There are all sorts of other items to which Michelle has applied her touch. Those range from paper products, to apparel, to fabric.
"I've sort of unabashedly have a feminine aesthetic and, you know, that's what I like and so that's kind of what I create," said Smith.
All of the items that Michelle makes have her own unique look. She takes elements from her photography, combines those with her graphic design training and develops patterns that can then be used for all sorts of products.
"Along the way I realized that if I took the photographs and used my graphic design skills and started putting those, making those into my own patterns, I could put those onto products," said Smith. "There aren't a lot of people doing it in the way that I do it, which is combining this sort of photography, illustrative style into the patterns."
From Michelle’s perspective the work combines the old with the new.
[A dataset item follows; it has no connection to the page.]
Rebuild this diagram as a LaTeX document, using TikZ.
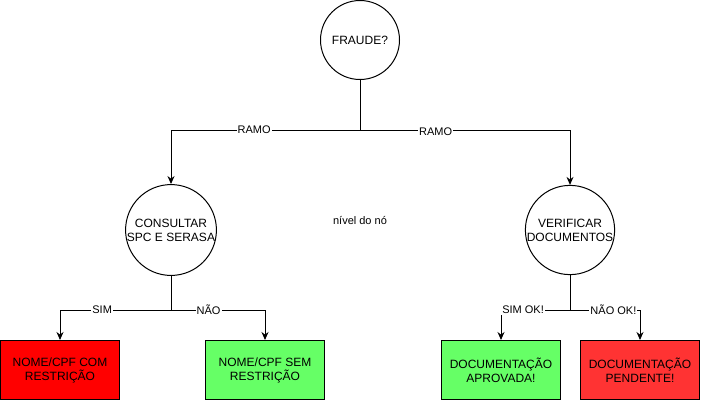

All of the design elements are put together on the computer and then applied to items that have been around for ages.
"I really wanted to see that my new media translated into this old, traditional sort of, form," she said.
There’s enough of her own work to keep Michelle busy but she is now on a mission to help others in the creative community.
"I just really, really feel called to spotlight other people's talents," she said.
She formed a group called IndieNC and is behind the Rock and Shop Market and the newly opened Kindred boutique. those efforts provide assistance and markets for dozens of artists who have left the traditional workforce and are now supporting themselves.
"A lot of people don't have, you know, they've lost their jobs and this is a creative way to come up with more income," said Smith.
As for her own work, Michelle figures things will evolve and it might get to the point where she will make fewer things and instead market the designs themselves.
"I really want to expand more into licensing, which means that other people will manufacture my goods and they'll pay me a percentage of that," she said.